A auditoria já está no Departamento Central de Investigação e Ação Penal (DCIAP). Segundo apurou o ECO, em causa podem estar suspeitas de corrupção e administração danosa em unidade económica do setor público (gestão danosa). Questionada, a PGR apenas disse que “relativamente ao assunto mencionado, confirma-se a receção na Procuradoria-Geral da República de uma participação apresentada pelo Ministro das Infraestruturas e da Habitação e pelo Ministro das Finanças.
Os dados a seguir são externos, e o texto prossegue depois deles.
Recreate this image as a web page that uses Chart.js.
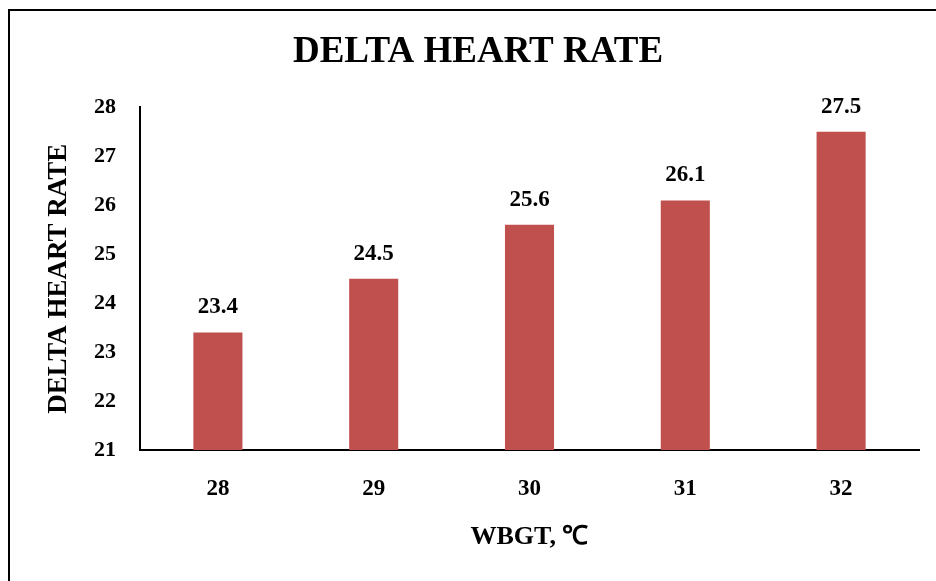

A mesma, e bem assim a documentação que a acompanhava, foram remetidas ao DCIAP para análise”.
Os Airbus não foram a única alteração na frota promovida por David Neeleman, que foi presidente da Jet Blue e lançou recentemente a Breeze Airways nos EUA. O empresário fez entrar na companhia portuguesa vários aviões Embraer e ATR, subalugados pela Azul, fundada e detida pelo antigo acionista da TAP. Segundo o site NewsAvia, das 165 aeronaves em regime contratual que a Azul tinha a 30 de junho de 2020, 15 estavam subalugadas à TAP.
Em 2017, já com António Costa ao leme do Governo, foi negociada uma reversão parcial da privatização da TAP, com a Atlantic Gateway a reduzir a sua participação para 45%. O Estado ficou com 50% e os trabalhadores mantiveram 5%. David Neeleman deixou de ter qualquer participação em 2020, com a aquisição da participação pelo Estado a troco do pagamento de 55 milhões de euros.